Emmy voters, when they find a show they like, tend to reward it again and again — until they don't. And once a series is snubbed, it's rare that it returns to favor.
CBS' legal drama "The Good Wife" may well force the issue, though, having delivered what many critics believe to be the best season of its five-year run. The program's creators, husband-and-wife show runners Robert and Michelle King, tore apart the show's law firm, pitting Alicia (Julianna Margulies) and Cary (Matt Czuchry) against their former colleagues at Lockhart Gardner. Then, in the season's 15th episode, they killed off one of the show's most popular characters, attorney Will Gardner (Josh Charles), in a shocking, sudden act of senseless violence that, once again, irrevocably changed the show's dynamics.
"There's an addictive quality to going for the big, bold plot move, but that's never been our show," Robert says, with Michelle quickly adding, "We had the big, bold plot move forced upon us."
She's referring to Charles' decision not to renew his contract and to leave the series, something he wanted to do after the fourth season, though he was persuaded (by Margulies, using the sort of logical maneuvering that has served Alicia well) to return this year for 15 episodes. Charles' exit gave the Kings the chance to deal with death — a subject they feel TV glosses over ("Someone dies and you're off to the next episode," Robert says) — as well as effectively end the long-running love triangle between Alicia, her estranged husband, Peter (Chris Noth), and Will.
"We needed something that pushed Alicia toward more independence," Robert says. "The other thing is, having a love triangle can be like having a monkey on your back. The audience wants to see it, but there are only so many ways to play it. So we welcomed getting off that merry-go-round."
By focusing more this season on the relationships between the show's core characters and less on revolving guest stars and legal cases, "The Good Wife" won the kind of praise usually reserved for small-batch, premium-cable series. The question now is: Did enough Emmy voters notice?

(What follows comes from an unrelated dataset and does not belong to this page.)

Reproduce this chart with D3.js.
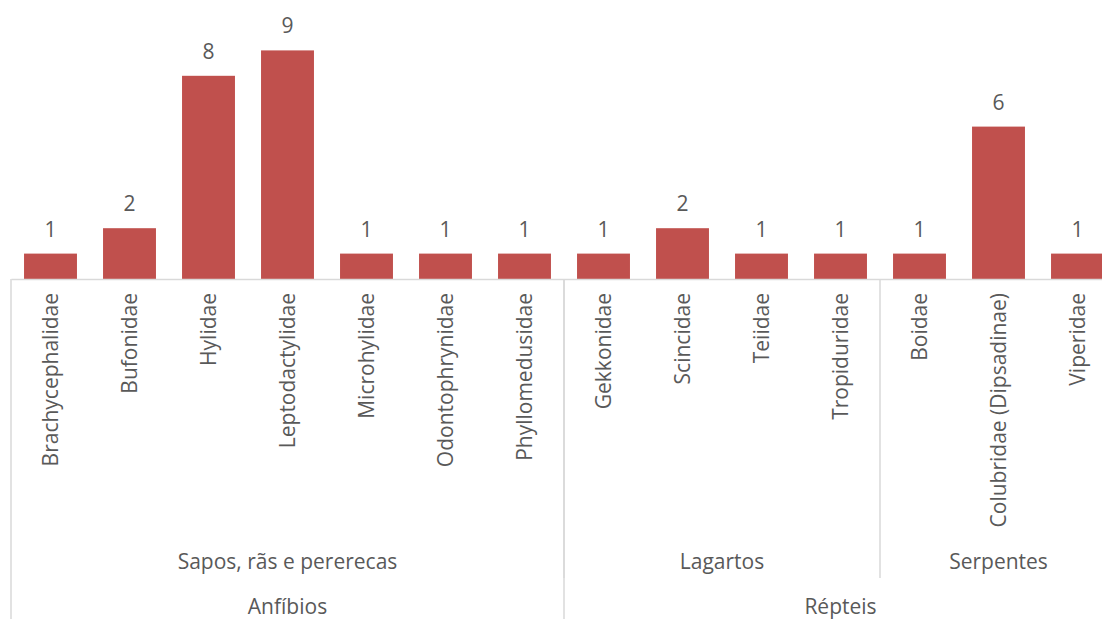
<!DOCTYPE html>
<html>
<head>
<meta charset="utf-8">
<script src="https://cdn.jsdelivr.net/npm/d3@7"></script>
<style>
  body { margin: 0; background: #fff; }
  svg text { font-family: "Open Sans", Lato, sans-serif; fill: #595959; }
</style>
</head>
<body>
<div class="chart"></div>
<script>
// families and counts
var families = ["Brachycephalidae", "Bufonidae", "Hylidae", "Leptodactylidae", "Microhylidae",
  "Odontophrynidae", "Phyllomedusidae", "Gekkonidae", "Scincidae", "Teiidae", "Tropiduridae",
  "Boidae", "Colubridae (Dipsadinae)", "Viperidae"];
var counts = [1, 2, 8, 9, 1, 1, 1, 1, 2, 1, 1, 1, 6, 1];

// group levels: [label, first family, last family]
var subGroups = [
  ["Sapos, rãs e pererecas", "Brachycephalidae", "Phyllomedusidae"],
  ["Lagartos", "Gekkonidae", "Tropiduridae"],
  ["Serpentes", "Boidae", "Viperidae"]
];
var mainGroups = [
  ["Anfíbios", "Brachycephalidae", "Phyllomedusidae"],
  ["Répteis", "Gekkonidae", "Viperidae"]
];

var svgWidth = 1102, svgHeight = 619;
var axisY = 279;
var fontSize = "21px";

var svg = d3.select(".chart").append("svg")
  .attr("width", svgWidth)
  .attr("height", svgHeight);

// band scale runs past the right edge, like the original (cut off)
var xScale = d3.scaleBand()
  .domain(families)
  .range([11, 1117])
  .paddingInner(0.33)
  .paddingOuter(0.165);

var yScale = d3.scaleLinear()
  .domain([0, 10])
  .range([axisY, axisY - 254]);

// bars
svg.append("g").selectAll("rect")
  .data(families)
  .enter()
  .append("rect")
  .attr("x", d => xScale(d))
  .attr("width", xScale.bandwidth())
  .attr("y", (d, i) => yScale(counts[i]))
  .attr("height", (d, i) => axisY - yScale(counts[i]))
  .attr("fill", "#C0504D");

// value labels
svg.append("g").selectAll("text")
  .data(families)
  .enter()
  .append("text")
  .attr("x", d => xScale(d) + xScale.bandwidth() / 2)
  .attr("y", (d, i) => yScale(counts[i]) - 17)
  .attr("text-anchor", "middle")
  .style("font-size", fontSize)
  .text((d, i) => counts[i]);

// category axis
var xAxis = d3.axisBottom(xScale).tickSize(0).tickSizeOuter(0);
var axisG = svg.append("g")
  .attr("transform", `translate(0, ${axisY})`)
  .call(xAxis);
axisG.select(".domain").attr("stroke", "#D9D9D9").attr("stroke-width", 1.5);
axisG.selectAll(".tick text")
  .attr("transform", "rotate(-90)")
  .attr("x", -14)
  .attr("y", 0)
  .attr("dy", "0.35em")
  .attr("text-anchor", "end")
  .style("font-size", fontSize)
  .style("fill", "#595959");

var step = xScale.step();
var left = d => xScale(d) - xScale.paddingInner() * step / 2;
var right = d => xScale(d) + xScale.bandwidth() + xScale.paddingInner() * step / 2;

var lineColor = "#D9D9D9";

// separator lines for sub groups
svg.append("g").selectAll("line")
  .data(subGroups.slice(1))
  .enter()
  .append("line")
  .attr("x1", d => left(d[1]))
  .attr("x2", d => left(d[1]))
  .attr("y1", axisY)
  .attr("y2", 578)
  .attr("stroke", lineColor)
  .attr("stroke-width", 1.5);

// separator lines for main groups (plus left border)
svg.append("g").selectAll("line")
  .data(mainGroups)
  .enter()
  .append("line")
  .attr("x1", d => left(d[1]))
  .attr("x2", d => left(d[1]))
  .attr("y1", axisY)
  .attr("y2", svgHeight)
  .attr("stroke", lineColor)
  .attr("stroke-width", 1.5);

// group labels
svg.append("g").selectAll("text")
  .data(subGroups)
  .enter()
  .append("text")
  .attr("x", d => (left(d[1]) + right(d[2])) / 2)
  .attr("y", 569)
  .attr("text-anchor", "middle")
  .style("font-size", fontSize)
  .text(d => d[0]);

svg.append("g").selectAll("text")
  .data(mainGroups)
  .enter()
  .append("text")
  .attr("x", d => (left(d[1]) + right(d[2])) / 2)
  .attr("y", 614)
  .attr("text-anchor", "middle")
  .style("font-size", fontSize)
  .text(d => d[0]);
</script>
</body>
</html>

After being nominated for drama series in its first two seasons (and winning Emmys for star Margulies and supporting actress Archie Panjabi), "The Good Wife" found diminishing returns for its third and fourth years, failing to be nominated for series and, last season, seeing only one regular cast member (Christine Baranski) recognized.
There is some precedent for a turnaround. "Friends," another series that had its share of relationship shifts (not to mention the on-again, off-again Ross-and-Rachel thing — a relationship that may have benefited from a random act of violence), fell out of favor after its first two seasons only to receive nominations for its fifth and sixth years. It was then snubbed again, finally returning and winning for its eighth season.

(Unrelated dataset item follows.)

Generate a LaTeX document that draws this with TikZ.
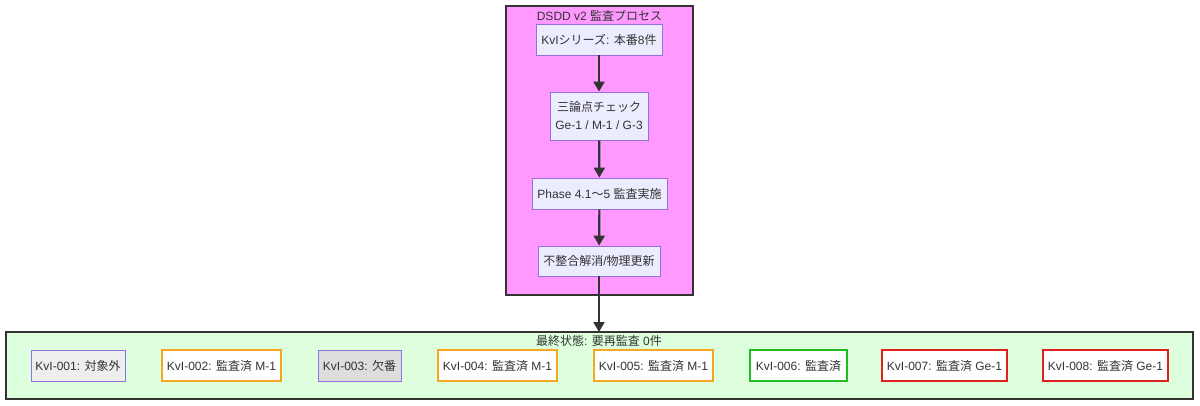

"Whichever way the Emmys decide, we're very happy about this year," Robert King says. "When you look at all the great shows on, it's an almost impossible decision. They could hand out Emmys like they give awards to kids at soccer games, for all I care, as long as these great actors and creators keep doing fantastic work."

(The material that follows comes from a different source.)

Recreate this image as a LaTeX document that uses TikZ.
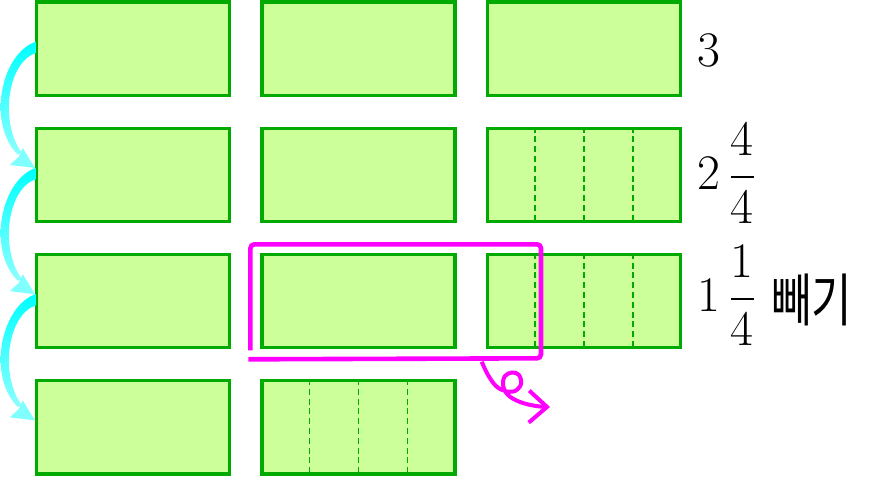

The distinct difference between "The Good Wife" and competitors such as "Mad Men," "Breaking Bad" and "House of Cards" is in the length of its season. The Kings produce 22 episodes a year — when we spoke, they were putting the finishing touches on Season 5 while ramping up the writers room for next season — which necessitates creating two major story arcs each season.
"We complain," Michelle King says, "but there's a real upside to it too. It allows us to stay current with what's going on. There's a newspaper element to it."
A bigger hurdle, at least for some male voters, might be the show's title.
"My writer friends won't be caught dead watching a show called 'The Good Wife,'" Robert says. "I wish we had come up with 'Game of Thrones' first and called it that."